### [YOUR GOAL]
Locate the lines of the listing below that hold "this", then copy each of them.

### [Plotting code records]
────────────────────────────────────────

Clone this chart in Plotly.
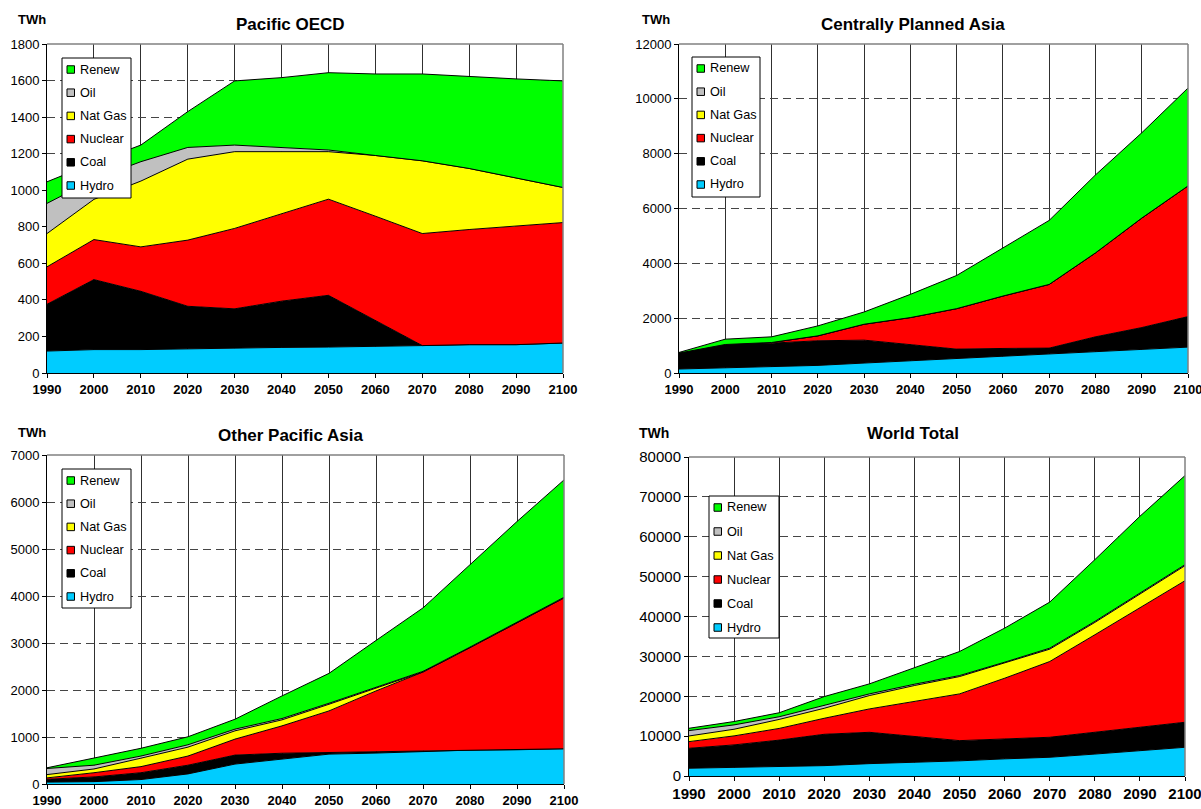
import plotly.graph_objects as go

years = [1990, 2000, 2010, 2020, 2030, 2040, 2050, 2060, 2070, 2080, 2090, 2100]
sources = ["Hydro", "Coal", "Nuclear", "Nat Gas", "Oil", "Renew"]
colors = {"Hydro": "#00CCFF", "Coal": "#000000", "Nuclear": "#FF0000",
          "Nat Gas": "#FFFF00", "Oil": "#C0C0C0", "Renew": "#00FF00"}

# Pacific OECD (TWh)
po_hydro = [120, 128, 128, 133, 135, 140, 142, 148, 150, 155, 155, 164]
po_coal = [256, 383, 319, 232, 216, 253, 283, 140, 0, 0, 0, 0]
po_nuclear = [205, 219, 243, 362, 440, 480, 526, 570, 613, 630, 648, 659]
po_gas = [182, 220, 360, 443, 420, 338, 260, 332, 398, 334, 262, 192]
po_oil = [165, 110, 106, 64, 36, 23, 9, 0, 0, 0, 0, 0]
po_renew = [118, 90, 91, 196, 351, 382, 423, 446, 475, 502, 544, 583]

# Centrally Planned Asia (TWh)
cpa_hydro = [145, 194, 230, 278, 363, 448, 532, 629, 714, 774, 859, 944]
cpa_coal = [581, 846, 859, 896, 835, 581, 339, 266, 194, 545, 798, 1113]
cpa_nuclear = [0, 0, 24, 181, 581, 992, 1476, 1912, 2323, 3061, 3993, 4767]
cpa_gas = [0, 0, 0, 0, 0, 0, 0, 0, 0, 0, 0, 0]
cpa_oil = [0, 0, 0, 0, 0, 0, 0, 0, 0, 0, 0, 0]
cpa_renew = [24, 194, 206, 363, 447, 847, 1210, 1755, 2335, 2844, 3110, 3570]

# Other Pacific Asia (TWh)
opa_hydro = [40, 50, 95, 215, 424, 530, 636, 658, 693, 721, 728, 750]
opa_coal = [60, 100, 145, 185, 191, 125, 34, 28, 7, 0, 0, 0]
opa_nuclear = [30, 90, 130, 195, 340, 582, 885, 1294, 1683, 2178, 2701, 3209]
opa_gas = [70, 80, 180, 190, 176, 128, 142, 56, 0, 0, 0, 0]
opa_oil = [130, 80, 45, 50, 36, 28, 21, 21, 14, 14, 14, 14]
opa_renew = [15, 145, 165, 170, 212, 481, 636, 997, 1350, 1753, 2142, 2497]

# World Total (TWh)
wt_hydro = [1950, 2200, 2300, 2600, 3100, 3400, 3800, 4300, 4700, 5500, 6300, 7200]
wt_coal = [5000, 5600, 6700, 7860, 7860, 6480, 5070, 4990, 5010, 5470, 5920, 6280]
wt_nuclear = [1670, 2260, 2930, 4020, 5860, 8790, 11720, 15230, 19000, 24440, 29880, 35490]
wt_gas = [1420, 1670, 2260, 2510, 3350, 4020, 4350, 3770, 3100, 3100, 3520, 3770]
wt_oil = [1340, 1090, 670, 670, 420, 330, 250, 250, 250, 250, 250, 250]
wt_renew = [590, 840, 1000, 2260, 2510, 4190, 6030, 8540, 11550, 15490, 19260, 22350]

panels = [
    {"title": "Pacific OECD", "ymax": 1800, "dtick": 200,
     "data": [po_hydro, po_coal, po_nuclear, po_gas, po_oil, po_renew]},
    {"title": "Centrally Planned Asia", "ymax": 12000, "dtick": 2000,
     "data": [cpa_hydro, cpa_coal, cpa_nuclear, cpa_gas, cpa_oil, cpa_renew]},
    {"title": "Other Pacific Asia", "ymax": 7000, "dtick": 1000,
     "data": [opa_hydro, opa_coal, opa_nuclear, opa_gas, opa_oil, opa_renew]},
    {"title": "World Total", "ymax": 80000, "dtick": 10000,
     "data": [wt_hydro, wt_coal, wt_nuclear, wt_gas, wt_oil, wt_renew]},
]

W, H = 1201, 809
# plot areas in pixels: (left, right, top, bottom)
boxes = [(47, 563, 44, 373), (679, 1188, 44, 373), (47, 564, 455, 784), (689, 1185, 457, 776)]
# legend boxes: (left, top, width, height, item spacing)
legend_boxes = [(62, 58, 69, 140, 23.2), (692, 57, 68, 140, 23.2),
                (62, 469, 69, 139, 23.2), (709, 496, 70, 142, 24.0)]
title_pos = [(290, 24), (913, 25), (290, 436), (913, 433)]
twh_pos = [(32, 19), (656, 19), (32, 432), (654, 433)]
ytick_sizes = [13, 13, 13, 15]
xtick_sizes = [13, 13, 13, 15]
twh_sizes = [13, 13, 13, 14]

FONT = "Arial, Liberation Sans, sans-serif"


def px(x):
    return x / W


def py(y):
    return 1 - y / H


fig = go.Figure()
layout = dict(width=W, height=H, margin=dict(l=0, r=0, t=0, b=0, autoexpand=False),
              paper_bgcolor="white", plot_bgcolor="white",
              font=dict(family=FONT, color="black"), showlegend=False)
annotations = []
shapes = []

for i, p in enumerate(panels):
    n = "" if i == 0 else str(i + 1)
    xa, ya = "x" + n, "y" + n
    l, r, t, b = boxes[i]
    layout["xaxis" + n] = dict(
        domain=[px(l), px(r)], anchor=ya, range=[1990, 2100], dtick=10, tick0=1990,
        showgrid=True, gridcolor="#303030", gridwidth=1,
        showline=True, linecolor="black", linewidth=1,
        ticks="outside", ticklen=4, tickcolor="black",
        tickfont=dict(family=FONT, size=xtick_sizes[i], color="black", weight="bold"),
        ticklabeloverflow="allow",
        zeroline=False, fixedrange=True, automargin=False)
    layout["yaxis" + n] = dict(
        domain=[py(b), py(t)], anchor=xa, range=[0, p["ymax"]], dtick=p["dtick"],
        tickformat="d",
        showgrid=True, gridcolor="#454545", gridwidth=1, griddash="8px,5px",
        showline=True, linecolor="black", linewidth=1,
        ticks="outside", ticklen=4, tickcolor="black",
        tickfont=dict(family=FONT, size=ytick_sizes[i], color="black"),
        ticklabeloverflow="allow",
        zeroline=False, fixedrange=True, automargin=False)
    for s, vals in zip(sources, p["data"]):
        fig.add_trace(go.Scatter(
            x=years, y=vals, name=s, stackgroup="g" + str(i), mode="lines",
            line=dict(color="black", width=1), fillcolor=colors[s],
            showlegend=False, xaxis=xa, yaxis=ya, hoverinfo="x+y+name"))

    # legend box (drawn as shapes + text)
    lx, ly, lw, lh, sp = legend_boxes[i]
    shapes.append(dict(type="rect", xref="paper", yref="paper",
                       x0=px(lx), x1=px(lx + lw), y0=py(ly + lh), y1=py(ly),
                       fillcolor="white", line=dict(color="black", width=1), layer="above"))
    for k, s in enumerate(reversed(sources)):
        cy = ly + 11.5 + k * sp
        shapes.append(dict(type="rect", xref="paper", yref="paper",
                           x0=px(lx + 5), x1=px(lx + 12.5), y0=py(cy + 3.75), y1=py(cy - 3.75),
                           fillcolor=colors[s], line=dict(color="black", width=1), layer="above"))
        annotations.append(dict(text=s, x=px(lx + 16), y=py(cy), xref="paper", yref="paper",
                                showarrow=False, xanchor="left", yanchor="middle",
                                font=dict(family=FONT, size=12.7, color="black")))

    tx, ty = title_pos[i]
    annotations.append(dict(text="<b>" + p["title"] + "</b>", x=px(tx), y=py(ty),
                            xref="paper", yref="paper", showarrow=False,
                            xanchor="center", yanchor="middle",
                            font=dict(family=FONT, size=17, color="black")))
    wx, wy = twh_pos[i]
    annotations.append(dict(text="<b>TWh</b>", x=px(wx), y=py(wy),
                            xref="paper", yref="paper", showarrow=False,
                            xanchor="center", yanchor="middle",
                            font=dict(family=FONT, size=twh_sizes[i], color="black")))
    shapes.append(dict(type="line", xref=xa + " domain", yref=ya + " domain",
                       x0=0, x1=1, y0=1, y1=1, line=dict(color="#808080", width=1.5)))
    shapes.append(dict(type="line", xref=xa + " domain", yref=ya + " domain",
                       x0=1, x1=1, y0=0, y1=1, line=dict(color="#808080", width=1.5)))

layout["annotations"] = annotations
layout["shapes"] = shapes
fig.update_layout(**layout)
fig.write_html("out.html", config={"displayModeBar": False},
               post_script="document.body.style.margin='0';document.body.style.overflow='hidden';")
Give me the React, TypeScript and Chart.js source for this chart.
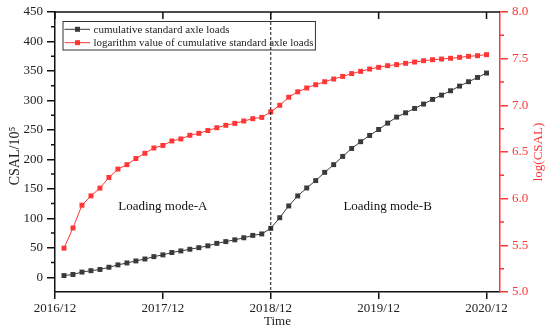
import React, { useEffect, useRef } from "react";
import { Chart, registerables } from "chart.js";

Chart.register(...registerables);

// months after 2016/12
const months = [
  1, 2, 3, 4, 5, 6, 7, 8, 9, 10, 11, 12,
  13, 14, 15, 16, 17, 18, 19, 20, 21, 22, 23, 24,
  25, 26, 27, 28, 29, 30, 31, 32, 33, 34, 35, 36,
  37, 38, 39, 40, 41, 42, 43, 44, 45, 46, 47, 48,
];

// cumulative standard axle loads (10^5)
const csal = [
  2.9, 4.7, 8.8, 11.2, 13.2, 17, 21, 24.3, 27.7, 31, 35, 38,
  42, 44.7, 47.5, 50.2, 53.3, 57.5, 60.5, 63.5, 67, 71, 73.5, 83,
  101, 121, 138, 151.5, 164, 178, 191, 205, 218.5, 230, 240.5, 250.7,
  261.5, 271.7, 279, 286.4, 293.8, 301.7, 309, 316.4, 324.3, 331.7, 339, 346.4,
];

// log(CSAL)
const logCsal = [
  5.47, 5.686, 5.93, 6.03, 6.113, 6.227, 6.317, 6.364, 6.43, 6.486, 6.543, 6.57,
  6.618, 6.64, 6.679, 6.7, 6.73, 6.76, 6.786, 6.807, 6.832, 6.857, 6.871, 6.93,
  7.0, 7.087, 7.145, 7.186, 7.221, 7.253, 7.282, 7.31, 7.34, 7.364, 7.389, 7.407,
  7.425, 7.436, 7.45, 7.464, 7.478, 7.489, 7.496, 7.504, 7.514, 7.525, 7.532, 7.543,
];

const xTickMonths = [0, 12, 24, 36, 48];
const xTickLabels = ["2016/12", "2017/12", "2018/12", "2019/12", "2020/12"];
const leftTicks = [0, 50, 100, 150, 200, 250, 300, 350, 400, 450];
const rightTicks = [5.0, 5.5, 6.0, 6.5, 7.0, 7.5, 8.0];

const seriesLabels = [
  "cumulative standard axle loads",
  "logarithm value of cumulative standard axle loads",
];
const boundaryMonth = 24;
const modeLabels = ["Loading mode-A", "Loading mode-B"];
const modeLabelMonths = [12, 37];
const modeLabelValue = 120;

const FONT = "'Liberation Serif', 'Times New Roman', serif";
const RED = "#ff3636";
const DARK = "#3a3a3a";
const AXIS = "#111111";
const TEXT = "#222222";

const decorPlugin = {
  id: "decor",
  afterDatasetsDraw(chart: any) {
    const ctx = chart.ctx as CanvasRenderingContext2D;
    const area = chart.chartArea;
    const xs = chart.scales.x;
    const yl = chart.scales.y;
    const yr = chart.scales.y1;
    ctx.save();

    // top border with inward ticks
    ctx.strokeStyle = AXIS;
    ctx.lineWidth = 1.5;
    ctx.beginPath();
    ctx.moveTo(area.left, area.top);
    ctx.lineTo(area.right, area.top);
    ctx.stroke();
    ctx.beginPath();
    xTickMonths.forEach((m) => {
      const px = xs.getPixelForValue(m);
      ctx.moveTo(px, area.top);
      ctx.lineTo(px, area.top + 7);
    });
    ctx.stroke();

    // minor ticks left
    ctx.beginPath();
    for (let i = 0; i < leftTicks.length; i++) {
      const v = leftTicks[i] + 25;
      if (v >= yl.max) continue;
      const py = yl.getPixelForValue(v);
      ctx.moveTo(area.left, py);
      ctx.lineTo(area.left - 4, py);
    }
    ctx.stroke();

    // minor ticks right
    ctx.strokeStyle = RED;
    ctx.beginPath();
    for (let i = 0; i < rightTicks.length - 1; i++) {
      const v = rightTicks[i] + 0.25;
      const py = yr.getPixelForValue(v);
      ctx.moveTo(area.right, py);
      ctx.lineTo(area.right + 4, py);
    }
    ctx.stroke();

    // legend
    ctx.font = `11px ${FONT}`;
    const ds = chart.data.datasets;
    let maxW = 0;
    ds.forEach((d: any) => {
      maxW = Math.max(maxW, ctx.measureText(d.label).width);
    });
    const bx = area.left + 8;
    const by = area.top + 9.5;
    const bw = 30.5 + maxW + 2;
    const bh = 28.5;
    ctx.fillStyle = "#ffffff";
    ctx.fillRect(bx, by, bw, bh);
    ctx.strokeStyle = "#333333";
    ctx.lineWidth = 1;
    ctx.strokeRect(bx, by, bw, bh);
    ds.forEach((d: any, i: number) => {
      const ry = by + 7.8 + i * 13.4;
      ctx.strokeStyle = d.borderColor;
      ctx.lineWidth = 1;
      ctx.beginPath();
      ctx.moveTo(bx + 1.5, ry);
      ctx.lineTo(bx + 27, ry);
      ctx.stroke();
      ctx.fillStyle = d.pointBackgroundColor;
      ctx.fillRect(bx + 14.5 - 2.5, ry - 2.5, 5, 5);
      ctx.fillStyle = TEXT;
      ctx.textAlign = "left";
      ctx.textBaseline = "middle";
      ctx.fillText(d.label, bx + 30.5, ry + 0.5);
    });

    // boundary dashed line
    const bxp = xs.getPixelForValue(boundaryMonth);
    ctx.strokeStyle = "#111111";
    ctx.lineWidth = 1;
    ctx.setLineDash([3, 2]);
    ctx.beginPath();
    ctx.moveTo(bxp, area.top);
    ctx.lineTo(bxp, area.bottom);
    ctx.stroke();
    ctx.setLineDash([]);

    // mode labels
    ctx.font = `13px ${FONT}`;
    ctx.fillStyle = "#111111";
    ctx.textAlign = "center";
    ctx.textBaseline = "middle";
    modeLabels.forEach((t, i) => {
      ctx.fillText(
        t,
        xs.getPixelForValue(modeLabelMonths[i]),
        yl.getPixelForValue(modeLabelValue)
      );
    });

    // axis titles
    const cy = (area.top + area.bottom) / 2;
    ctx.save();
    ctx.translate(15, cy + 4);
    ctx.rotate(-Math.PI / 2);
    ctx.font = `14px ${FONT}`;
    ctx.fillStyle = TEXT;
    ctx.fillText("CSAL/10\u2075", 0, 0);
    ctx.restore();

    ctx.save();
    ctx.translate(539, cy);
    ctx.rotate(-Math.PI / 2);
    ctx.font = `13px ${FONT}`;
    ctx.fillStyle = RED;
    ctx.fillText("log(CSAL)", 0, 0);
    ctx.restore();

    ctx.restore();
  },
};

export default function App() {
  const ref = useRef<HTMLCanvasElement | null>(null);

  useEffect(() => {
    if (!ref.current) return;
    const chart = new Chart(ref.current, {
      type: "line",
      data: {
        datasets: [
          {
            label: seriesLabels[0],
            data: months.map((m, i) => ({ x: m, y: csal[i] })),
            yAxisID: "y",
            borderColor: DARK,
            backgroundColor: DARK,
            pointBackgroundColor: DARK,
            pointBorderColor: DARK,
            pointStyle: "rect",
            pointRadius: 3.5,
            pointBorderWidth: 0,
            borderWidth: 1,
            tension: 0,
          },
          {
            label: seriesLabels[1],
            data: months.map((m, i) => ({ x: m, y: logCsal[i] })),
            yAxisID: "y1",
            borderColor: RED,
            backgroundColor: RED,
            pointBackgroundColor: RED,
            pointBorderColor: RED,
            pointStyle: "rect",
            pointRadius: 3.5,
            pointBorderWidth: 0,
            borderWidth: 1,
            tension: 0,
          },
        ],
      },
      options: {
        responsive: false,
        animation: false,
        events: [],
        layout: { padding: { top: 12, left: 0, right: 0, bottom: 0 } },
        plugins: {
          legend: { display: false },
          tooltip: { enabled: false },
          title: { display: false },
        },
        scales: {
          x: {
            type: "linear",
            position: "bottom",
            min: 0,
            max: 49.5,
            afterBuildTicks: (s: any) => {
              s.ticks = xTickMonths.map((v) => ({ value: v }));
            },
            afterFit: (s: any) => {
              s.height = 44;
            },
            ticks: {
              autoSkip: false,
              maxRotation: 0,
              padding: 2,
              color: TEXT,
              font: { family: FONT, size: 13 },
              callback: (v: any) => {
                const i = xTickMonths.indexOf(Number(v));
                return i >= 0 ? xTickLabels[i] : "";
              },
            },
            grid: {
              drawOnChartArea: false,
              drawTicks: true,
              tickLength: 7,
              color: AXIS,
              lineWidth: 1.5,
            },
            border: { display: true, color: AXIS, width: 1.5 },
            title: {
              display: true,
              text: "Time",
              color: TEXT,
              font: { family: FONT, size: 13 },
              padding: { top: 0, bottom: 7 },
            },
          },
          y: {
            type: "linear",
            position: "left",
            min: -25,
            max: 450,
            afterBuildTicks: (s: any) => {
              s.ticks = leftTicks.map((v) => ({ value: v }));
            },
            afterFit: (s: any) => {
              s.width = 55;
            },
            ticks: {
              padding: 4,
              color: TEXT,
              font: { family: FONT, size: 13 },
              callback: (v: any) => String(v),
            },
            grid: {
              drawOnChartArea: false,
              drawTicks: true,
              tickLength: 8,
              color: AXIS,
              lineWidth: 1.5,
            },
            border: { display: true, color: AXIS, width: 1.5 },
          },
          y1: {
            type: "linear",
            position: "right",
            min: 5,
            max: 8,
            afterBuildTicks: (s: any) => {
              s.ticks = rightTicks.map((v) => ({ value: v }));
            },
            afterFit: (s: any) => {
              s.width = 50;
            },
            ticks: {
              padding: 4,
              color: RED,
              font: { family: FONT, size: 13 },
              callback: (v: any) => Number(v).toFixed(1),
            },
            grid: {
              drawOnChartArea: false,
              drawTicks: true,
              tickLength: 8,
              color: RED,
              lineWidth: 1.5,
            },
            border: { display: true, color: RED, width: 1.5 },
          },
        },
      },
      plugins: [decorPlugin],
    } as any);
    return () => chart.destroy();
  }, []);

  return (
    <div style={{ position: "absolute", left: 0, top: 0, width: 550, height: 336, background: "#fff" }}>
      <canvas ref={ref} width={550} height={336} style={{ display: "block" }} />
    </div>
  );
}
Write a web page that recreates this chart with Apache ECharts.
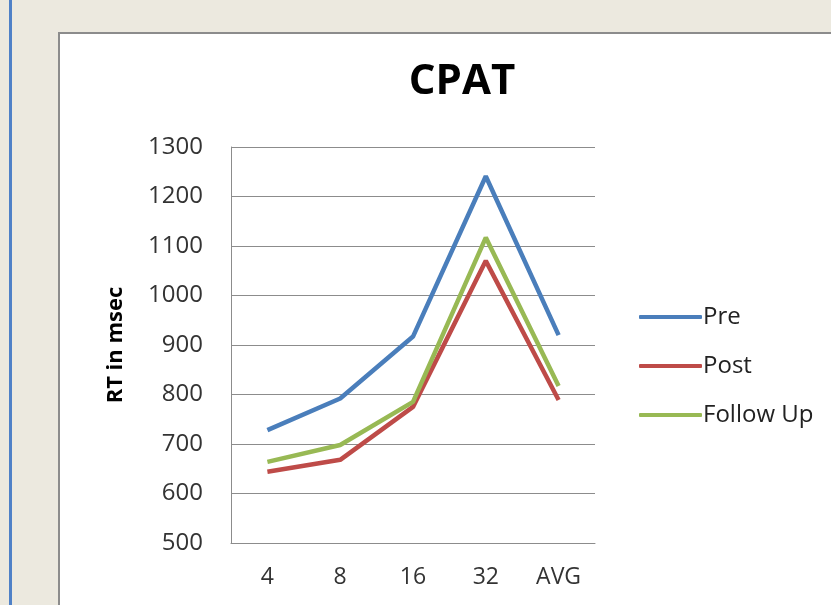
<!DOCTYPE html>
<html>
<head>
  <meta charset="UTF-8">
  <style>
    html, body { margin: 0; padding: 0; background: #ecE9df; }
    #stripe { position: absolute; left: 9px; top: 0; width: 3px; height: 605px; background: #4f81c7; }
    #frame { position: absolute; left: 58px; top: 32px; width: 820px; height: 620px; background: #fff; border: 2px solid #8c8c8c; }
    #main { position: absolute; left: 0; top: 0; width: 831px; height: 605px; }
  </style>
</head>
<body>
<div id="stripe"></div>
<div id="frame"></div>
<div id="main"></div>
<script type="text/javascript" src="https://cdn.jsdelivr.net/npm/echarts@6/dist/echarts.min.js"></script>
<script type="text/javascript">
  // values
  var categories = ['4', '8', '16', '32', 'AVG'];
  var pre = [728, 792, 917, 1241, 920];
  var post = [644, 668, 775, 1070, 789];
  var followUp = [664, 698, 785, 1117, 817];
  var seriesNames = ['Pre', 'Post', 'Follow Up'];
  var colors = ['#4a7ebb', '#be4b48', '#98b954'];

  var font = '"Open Sans", "Noto Sans", sans-serif';
  var myChart = echarts.init(document.getElementById('main'), null, {renderer: 'canvas'});

  function lineSeries(name, data, color) {
    return {
      name: name,
      type: 'line',
      data: data,
      symbol: 'none',
      color: color,
      lineStyle: {width: 4.5, color: color},
      animation: false
    };
  }

  var option = {
    backgroundColor: 'transparent',
    title: {
      text: 'CPAT',
      left: 457,
      top: 56,
      textAlign: 'center',
      textStyle: {fontFamily: font, fontWeight: 'bold', fontSize: 42, color: '#000'}
    },
    legend: {
      orient: 'vertical',
      left: 634,
      top: 298,
      icon: 'roundRect',
      itemWidth: 63,
      itemHeight: 4,
      itemGap: 21,
      data: seriesNames,
      textStyle: {fontFamily: font, fontSize: 24, color: '#222', padding: [0, 0, 0, -4], lineHeight: 28}
    },
    grid: {left: 231, top: 147, right: 236, bottom: 62},
    xAxis: {
      type: 'category',
      data: categories,
      boundaryGap: true,
      axisLine: {lineStyle: {color: '#8c8c8c', width: 1}},
      axisTick: {show: false},
      axisLabel: {fontFamily: font, fontSize: 23, color: '#333', margin: 23}
    },
    yAxis: {
      type: 'value',
      min: 500,
      max: 1300,
      interval: 100,
      name: 'RT in msec',
      nameLocation: 'middle',
      nameGap: 104,
      nameRotate: 90,
      nameTextStyle: {fontFamily: font, fontWeight: 'bold', fontSize: 22, color: '#000'},
      axisLine: {show: true, lineStyle: {color: '#8c8c8c', width: 1}},
      axisTick: {show: false},
      splitLine: {lineStyle: {color: '#8c8c8c', width: 1}},
      axisLabel: {
        fontFamily: font, fontSize: 24, color: '#333', margin: 28,
        formatter: function (v) { return String(v); }
      }
    },
    series: [
      lineSeries(seriesNames[0], pre, colors[0]),
      lineSeries(seriesNames[1], post, colors[1]),
      lineSeries(seriesNames[2], followUp, colors[2])
    ]
  };
  myChart.setOption(option);
</script>
</body>
</html>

────────────────────────────────────────

### [EXERCISE OUTPUT]
Clone this chart in Plotly.
Give me the React, TypeScript and Chart.js source for this chart.
Write a web page that recreates this chart with Apache ECharts.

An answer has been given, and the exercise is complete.